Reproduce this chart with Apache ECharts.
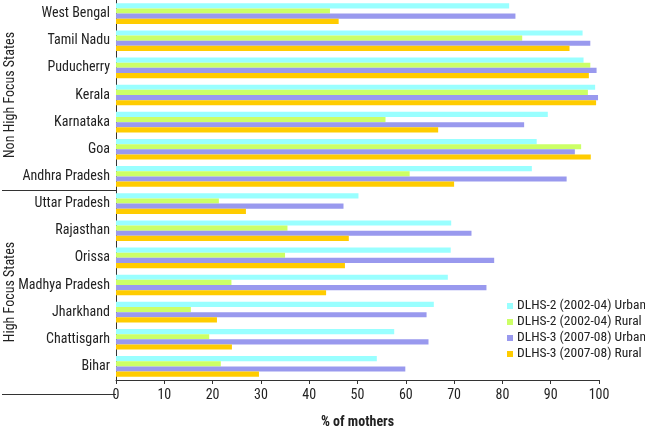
<!DOCTYPE html>
<html><head><meta charset="utf-8">
<script src="https://cdn.jsdelivr.net/npm/echarts@6/dist/echarts.min.js"></script>
<style>html,body{margin:0;padding:0;background:#fff}#c{width:645px;height:434px}</style>
</head><body><div id="c"></div>
<script>
const categories = ["Bihar","Chattisgarh","Jharkhand","Madhya Pradesh","Orissa","Rajasthan","Uttar Pradesh","Andhra Pradesh","Goa","Karnataka","Kerala","Puducherry","Tamil Nadu","West Bengal"];
const dlhs2Urban = [54.0,57.6,65.8,68.7,69.3,69.4,50.2,86.1,87.1,89.4,99.2,96.8,96.6,81.4];
const dlhs2Rural = [21.7,19.3,15.5,23.9,35.0,35.5,21.3,60.8,96.3,55.8,97.7,98.2,84.1,44.3];
const dlhs3Urban = [59.9,64.7,64.3,76.7,78.3,73.6,47.1,93.3,95.0,84.5,99.8,99.5,98.2,82.7];
const dlhs3Rural = [29.6,24.0,20.9,43.5,47.4,48.2,26.9,70.0,98.3,66.7,99.4,97.9,93.9,46.1];
const seriesNames = ["DLHS-2 (2002-04) Urban","DLHS-2 (2002-04) Rural","DLHS-3 (2007-08) Urban","DLHS-3 (2007-08) Rural"];
const xTicks = [0,10,20,30,40,50,60,70,80,90,100];
const groupLabels = ["Non High Focus States","High Focus States"];

const FONT = '"Liberation Sans Narrow","Roboto Condensed","Liberation Sans",sans-serif';
const colors = ['#99FFFF','#CCFF66','#9999EE','#FFCC00'];
const values = [dlhs2Urban, dlhs2Rural, dlhs3Urban, dlhs3Rural];
const chart = echarts.init(document.getElementById('c'));
const series = [0,1,2,3].map(i => ({
  name: seriesNames[i], type: 'bar', data: values[i],
  itemStyle: {color: colors[i]}, barGap: '0%', barCategoryGap: '24%',
  animation: false
}));
chart.setOption({
  animation: false,
  textStyle: {fontFamily: FONT},
  grid: {left: 116, right: 46, top: 0, bottom: 40},
  legend: {
    data: seriesNames, orient: 'vertical', left: 502, top: 294, itemGap: 2,
    itemWidth: 6, itemHeight: 6, icon: 'rect',
    textStyle: {fontFamily: FONT, fontSize: 13.5, color: '#222', padding: [0,0,0,-1]}
  },
  xAxis: {
    type: 'value', min: 0, max: 100, interval: 10,
    name: '% of mothers', nameLocation: 'middle', nameGap: 35,
    nameTextStyle: {fontFamily: FONT, fontSize: 14, fontWeight: 'bold', color: '#222'},
    axisLine: {show: true, lineStyle: {color: '#333', width: 1}},
    axisTick: {show: true, length: 4, lineStyle: {color: '#333'}},
    axisLabel: {fontFamily: FONT, fontSize: 14, color: '#222', margin: 8,
      formatter: v => xTicks.includes(v) ? String(v) : ''},
    splitLine: {show: false}
  },
  yAxis: {
    type: 'category', data: categories,
    axisLine: {show: true, lineStyle: {color: '#333', width: 1}},
    axisTick: {show: false},
    axisLabel: {fontFamily: FONT, fontSize: 14, color: '#222', margin: 6}
  },
  series: series
});
const x0 = chart.convertToPixel({xAxisIndex:0}, 0);
const yAP = chart.convertToPixel({yAxisIndex:0}, 7);
const yUP = chart.convertToPixel({yAxisIndex:0}, 6);
const yDiv = (yAP + yUP) / 2;
chart.setOption({
  graphic: [
    {type:'line', shape:{x1:2, y1:Math.round(yDiv)+0.5, x2:x0, y2:Math.round(yDiv)+0.5}, style:{stroke:'#333', lineWidth:1}},
    {type:'line', shape:{x1:2, y1:394.5, x2:x0, y2:394.5}, style:{stroke:'#333', lineWidth:1}},
    {type:'text', x:10, y:(yDiv + 0)/2, rotation:Math.PI/2,
      style:{text:groupLabels[0], font:'14px '+FONT, fill:'#222', align:'center', verticalAlign:'middle'}},
    {type:'text', x:10, y:(yDiv + 394)/2, rotation:Math.PI/2,
      style:{text:groupLabels[1], font:'14px '+FONT, fill:'#222', align:'center', verticalAlign:'middle'}}
  ]
});
</script></body></html>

*Aim of the exercise:* Leave out the pictures and restate everything else word for word.

*Result:*
Reproduce this chart with Apache ECharts.
<!DOCTYPE html>
<html><head><meta charset="utf-8">
<script src="https://cdn.jsdelivr.net/npm/echarts@6/dist/echarts.min.js"></script>
<style>html,body{margin:0;padding:0;background:#fff}#c{width:645px;height:434px}</style>
</head><body><div id="c"></div>
<script>
const categories = ["Bihar","Chattisgarh","Jharkhand","Madhya Pradesh","Orissa","Rajasthan","Uttar Pradesh","Andhra Pradesh","Goa","Karnataka","Kerala","Puducherry","Tamil Nadu","West Bengal"];
const dlhs2Urban = [54.0,57.6,65.8,68.7,69.3,69.4,50.2,86.1,87.1,89.4,99.2,96.8,96.6,81.4];
const dlhs2Rural = [21.7,19.3,15.5,23.9,35.0,35.5,21.3,60.8,96.3,55.8,97.7,98.2,84.1,44.3];
const dlhs3Urban = [59.9,64.7,64.3,76.7,78.3,73.6,47.1,93.3,95.0,84.5,99.8,99.5,98.2,82.7];
const dlhs3Rural = [29.6,24.0,20.9,43.5,47.4,48.2,26.9,70.0,98.3,66.7,99.4,97.9,93.9,46.1];
const seriesNames = ["DLHS-2 (2002-04) Urban","DLHS-2 (2002-04) Rural","DLHS-3 (2007-08) Urban","DLHS-3 (2007-08) Rural"];
const xTicks = [0,10,20,30,40,50,60,70,80,90,100];
const groupLabels = ["Non High Focus States","High Focus States"];

const FONT = '"Liberation Sans Narrow","Roboto Condensed","Liberation Sans",sans-serif';
const colors = ['#99FFFF','#CCFF66','#9999EE','#FFCC00'];
const values = [dlhs2Urban, dlhs2Rural, dlhs3Urban, dlhs3Rural];
const chart = echarts.init(document.getElementById('c'));
const series = [0,1,2,3].map(i => ({
  name: seriesNames[i], type: 'bar', data: values[i],
  itemStyle: {color: colors[i]}, barGap: '0%', barCategoryGap: '24%',
  animation: false
}));
chart.setOption({
  animation: false,
  textStyle: {fontFamily: FONT},
  grid: {left: 116, right: 46, top: 0, bottom: 40},
  legend: {
    data: seriesNames, orient: 'vertical', left: 502, top: 294, itemGap: 2,
    itemWidth: 6, itemHeight: 6, icon: 'rect',
    textStyle: {fontFamily: FONT, fontSize: 13.5, color: '#222', padding: [0,0,0,-1]}
  },
  xAxis: {
    type: 'value', min: 0, max: 100, interval: 10,
    name: '% of mothers', nameLocation: 'middle', nameGap: 35,
    nameTextStyle: {fontFamily: FONT, fontSize: 14, fontWeight: 'bold', color: '#222'},
    axisLine: {show: true, lineStyle: {color: '#333', width: 1}},
    axisTick: {show: true, length: 4, lineStyle: {color: '#333'}},
    axisLabel: {fontFamily: FONT, fontSize: 14, color: '#222', margin: 8,
      formatter: v => xTicks.includes(v) ? String(v) : ''},
    splitLine: {show: false}
  },
  yAxis: {
    type: 'category', data: categories,
    axisLine: {show: true, lineStyle: {color: '#333', width: 1}},
    axisTick: {show: false},
    axisLabel: {fontFamily: FONT, fontSize: 14, color: '#222', margin: 6}
  },
  series: series
});
const x0 = chart.convertToPixel({xAxisIndex:0}, 0);
const yAP = chart.convertToPixel({yAxisIndex:0}, 7);
const yUP = chart.convertToPixel({yAxisIndex:0}, 6);
const yDiv = (yAP + yUP) / 2;
chart.setOption({
  graphic: [
    {type:'line', shape:{x1:2, y1:Math.round(yDiv)+0.5, x2:x0, y2:Math.round(yDiv)+0.5}, style:{stroke:'#333', lineWidth:1}},
    {type:'line', shape:{x1:2, y1:394.5, x2:x0, y2:394.5}, style:{stroke:'#333', lineWidth:1}},
    {type:'text', x:10, y:(yDiv + 0)/2, rotation:Math.PI/2,
      style:{text:groupLabels[0], font:'14px '+FONT, fill:'#222', align:'center', verticalAlign:'middle'}},
    {type:'text', x:10, y:(yDiv + 394)/2, rotation:Math.PI/2,
      style:{text:groupLabels[1], font:'14px '+FONT, fill:'#222', align:'center', verticalAlign:'middle'}}
  ]
});
</script></body></html>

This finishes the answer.